→ Set problem: Extract only the first line of the listing and every line after it up to and including the one with "minimum width=508pt, minimum". Omit the pictures.
[START Dataset section]
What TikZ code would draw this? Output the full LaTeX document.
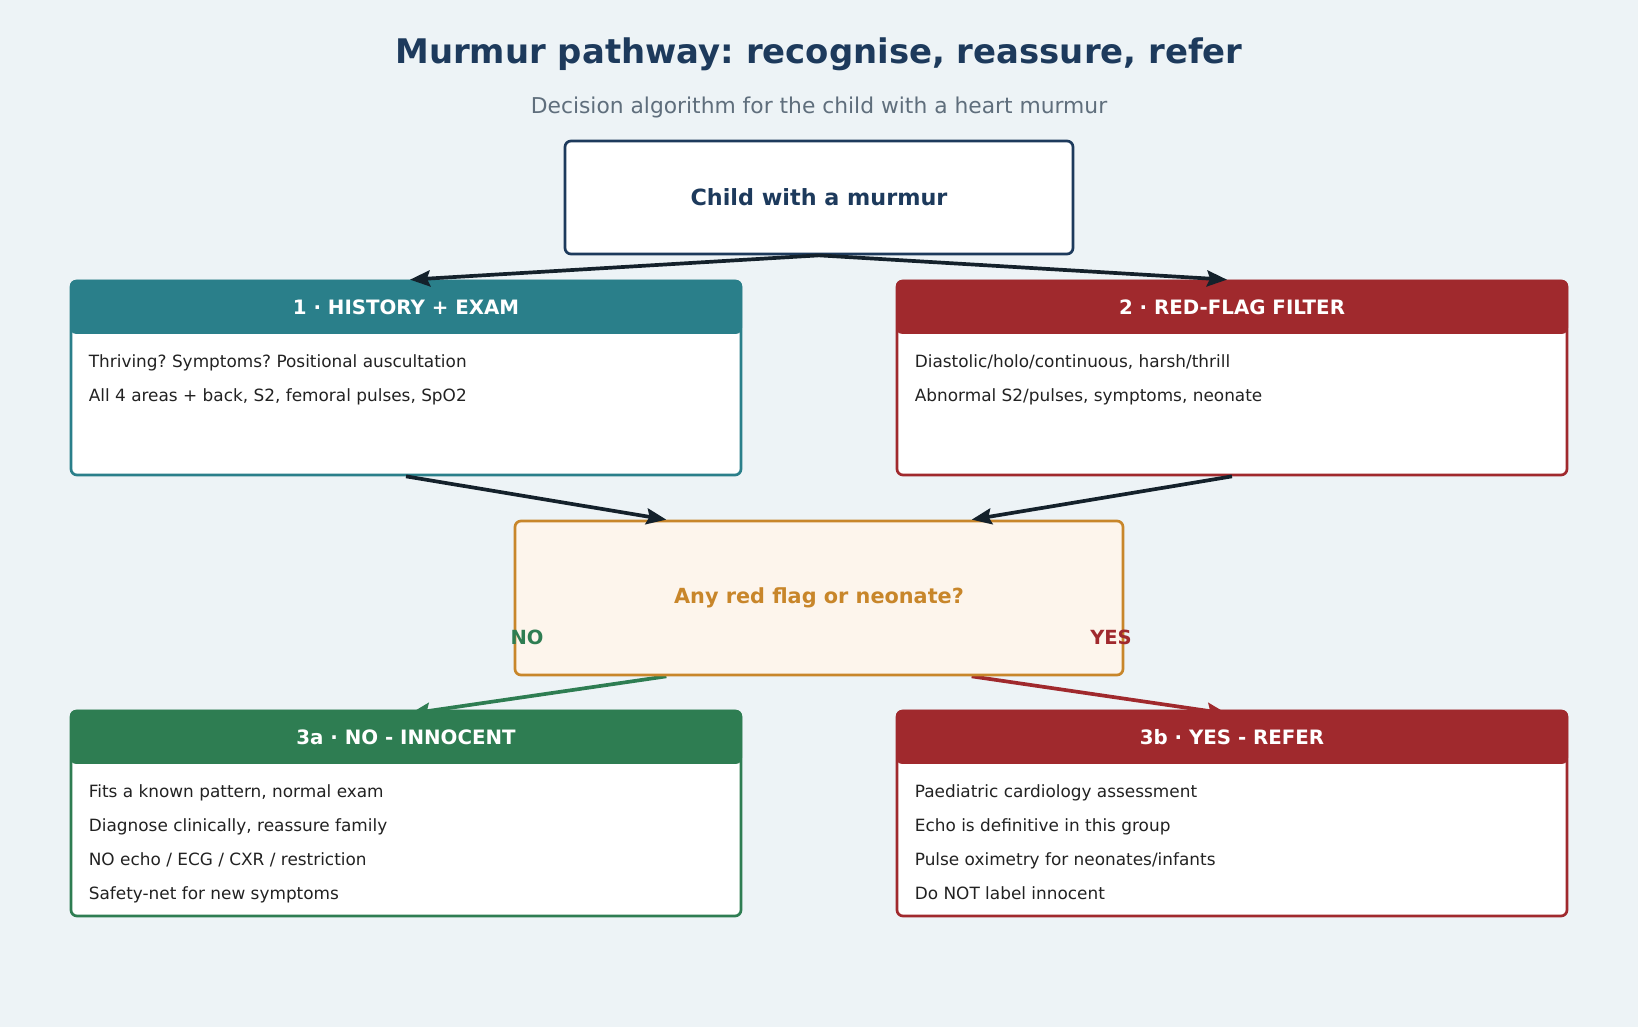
\documentclass[tikz,border=0pt]{standalone}
\usepackage{fontspec}
\setmainfont{DejaVu Sans}
\usetikzlibrary{arrows.meta,calc}
\definecolor{bgc}{HTML}{EDF3F6}
\definecolor{navy}{HTML}{1D3A5C}
\definecolor{subgrey}{HTML}{5F6E7C}
\definecolor{tealc}{HTML}{2A7F8A}
\definecolor{redc}{HTML}{A0292D}
\definecolor{greenc}{HTML}{2E7D52}
\definecolor{orangec}{HTML}{C8862A}
\definecolor{orfill}{HTML}{FDF5EC}
\definecolor{arrowc}{HTML}{14212B}
\definecolor{bodyc}{HTML}{222222}
\pgfdeclarelayer{back}
\pgfdeclarelayer{bg}
\pgfsetlayers{back,bg,main}
\frenchspacing
\tikzset{
  outerbox/.style={draw, line width=2.7pt, rounded corners=6pt, fill=white, minimum width=670pt, minimum height=194pt, inner sep=0pt},
  hdr/.style={rounded corners=6pt, minimum width=672pt, minimum height=54pt, inner sep=0pt, text=white, font=\fontsize{19.8}{23}\selectfont\bfseries, anchor=north},
  bodytxt/.style={anchor=west, inner sep=0pt, text height=12.5pt, text depth=4pt, text=bodyc, font=\fontsize{16.9}{20}\selectfont},
  conn/.style={line width=3.7pt, draw=arrowc, -{Stealth[length=20pt,width=16pt,inset=3pt]}},
  branch/.style={line width=3.7pt, -{Stealth[length=20pt,width=16pt,inset=3pt]}},
}
\begin{document}
\begin{tikzpicture}[x=1pt,y=-1pt]
\useasboundingbox (0,0) rectangle (1638,1027);
\begin{pgfonlayer}{back}
\fill[bgc] (0,0) rectangle (1638,1027);
\end{pgfonlayer}

\node[text=navy, font=\fontsize{33.9}{38}\selectfont\bfseries] (title) at (819,54) {Murmur pathway: recognise, reassure, refer};
\node[text=subgrey, font=\fontsize{21.8}{25}\selectfont] (sub) at (819,107) {Decision algorithm for the child with a heart murmur};

% top box
\node[draw=navy, line width=2.7pt, rounded corners=6pt, fill=white, minimum width=508pt, minimum height=113pt, text=navy, font=\fontsize{22.3}{26}\selectfont\bfseries] (start) at (819,197.5) {Child with a murmur};

% box 1
\node[outerbox, draw=tealc] (b1) at (406,378) {};
\node[hdr, fill=tealc] (h1) at (b1.north) {1 · HISTORY + EXAM};
\node[bodytxt] (b1a) at ($(b1.north west)+(19,84)$) {Thriving? Symptoms? Positional auscultation};
\node[bodytxt] (b1b) at ($(b1.north west)+(19,118)$) {All 4 areas + back, S2, femoral pulses, SpO2};

% box 2
\node[outerbox, draw=redc] (b2) at (1232,378) {};
\node[hdr, fill=redc] (h2) at (b2.north) {2 · RED-FLAG FILTER};
\node[bodytxt] (b2a) at ($(b2.north west)+(19,84)$) {Diastolic/holo/continuous, harsh/thrill};
\node[bodytxt] (b2b) at ($(b2.north west)+(19,118)$) {Abnormal S2/pulses, symptoms, neonate};

% decision
\node[draw=orangec, fill=orfill, line width=2.7pt, rounded corners=6pt, minimum width=608pt, minimum height=154pt, text=orangec, font=\fontsize{20.8}{24}\selectfont\bfseries] (dec) at (819,598) {Any red flag or neonate?};
\node[text=greenc, font=\fontsize{19.5}{23}\selectfont\bfseries] (no) at (527,637) {NO};
\node[text=redc, font=\fontsize{19.5}{23}\selectfont\bfseries] (yes) at (1111,637) {YES};

% box 3a
\node[outerbox, draw=greenc, minimum height=205pt] (b3) at (406,813.5) {};
\node[hdr, fill=greenc] (h3) at (b3.north) {3a · NO - INNOCENT};
\node[bodytxt] (b3a) at ($(b3.north west)+(19,84)$) {Fits a known pattern, normal exam};
\node[bodytxt] (b3b) at ($(b3.north west)+(19,118)$) {Diagnose clinically, reassure family};
\node[bodytxt] (b3c) at ($(b3.north west)+(19,152)$) {NO echo / ECG / CXR / restriction};
\node[bodytxt] (b3d) at ($(b3.north west)+(19,186)$) {Safety-net for new symptoms};

% box 3b
\node[outerbox, draw=redc, minimum height=205pt] (b4) at (1232,813.5) {};
\node[hdr, fill=redc] (h4) at (b4.north) {3b · YES - REFER};
\node[bodytxt] (b4a) at ($(b4.north west)+(19,84)$) {Paediatric cardiology assessment};
\node[bodytxt] (b4b) at ($(b4.north west)+(19,118)$) {Echo is definitive in this group};
\node[bodytxt] (b4c) at ($(b4.north west)+(19,152)$) {Pulse oximetry for neonates/infants};
\node[bodytxt] (b4d) at ($(b4.north west)+(19,186)$) {Do NOT label innocent};

% connectors
\draw[conn] (start.south) -- ($(h1.north)+(4,0)$);
\draw[conn] (start.south) -- ($(h2.north)+(-5,0)$);
\draw[conn] (b1.south) -- ($(dec.north west)!0.25!(dec.north east)$);
\draw[conn] (b2.south) -- ($(dec.north west)!0.75!(dec.north east)$);
\begin{pgfonlayer}{bg}
\draw[branch, draw=greenc, fill=greenc] ($(dec.south west)!0.25!(dec.south east)$) -- ($(h3.north)+(4,4)$);
\draw[branch, draw=redc, fill=redc] ($(dec.south west)!0.75!(dec.south east)$) -- ($(h4.north)+(-5,4)$);
\end{pgfonlayer}
\end{tikzpicture}
\end{document}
[END Dataset section]
→ Reply to the exercise:
What TikZ code would draw this? Output the full LaTeX document.
\documentclass[tikz,border=0pt]{standalone}
\usepackage{fontspec}
\setmainfont{DejaVu Sans}
\usetikzlibrary{arrows.meta,calc}
\definecolor{bgc}{HTML}{EDF3F6}
\definecolor{navy}{HTML}{1D3A5C}
\definecolor{subgrey}{HTML}{5F6E7C}
\definecolor{tealc}{HTML}{2A7F8A}
\definecolor{redc}{HTML}{A0292D}
\definecolor{greenc}{HTML}{2E7D52}
\definecolor{orangec}{HTML}{C8862A}
\definecolor{orfill}{HTML}{FDF5EC}
\definecolor{arrowc}{HTML}{14212B}
\definecolor{bodyc}{HTML}{222222}
\pgfdeclarelayer{back}
\pgfdeclarelayer{bg}
\pgfsetlayers{back,bg,main}
\frenchspacing
\tikzset{
  outerbox/.style={draw, line width=2.7pt, rounded corners=6pt, fill=white, minimum width=670pt, minimum height=194pt, inner sep=0pt},
  hdr/.style={rounded corners=6pt, minimum width=672pt, minimum height=54pt, inner sep=0pt, text=white, font=\fontsize{19.8}{23}\selectfont\bfseries, anchor=north},
  bodytxt/.style={anchor=west, inner sep=0pt, text height=12.5pt, text depth=4pt, text=bodyc, font=\fontsize{16.9}{20}\selectfont},
  conn/.style={line width=3.7pt, draw=arrowc, -{Stealth[length=20pt,width=16pt,inset=3pt]}},
  branch/.style={line width=3.7pt, -{Stealth[length=20pt,width=16pt,inset=3pt]}},
}
\begin{document}
\begin{tikzpicture}[x=1pt,y=-1pt]
\useasboundingbox (0,0) rectangle (1638,1027);
\begin{pgfonlayer}{back}
\fill[bgc] (0,0) rectangle (1638,1027);
\end{pgfonlayer}

\node[text=navy, font=\fontsize{33.9}{38}\selectfont\bfseries] (title) at (819,54) {Murmur pathway: recognise, reassure, refer};
\node[text=subgrey, font=\fontsize{21.8}{25}\selectfont] (sub) at (819,107) {Decision algorithm for the child with a heart murmur};

% top box
\node[draw=navy, line width=2.7pt, rounded corners=6pt, fill=white, minimum width=508pt, minimum height=113pt, text=navy, font=\fontsize{22.3}{26}\selectfont\bfseries] (start) at (819,197.5) {Child with a murmur};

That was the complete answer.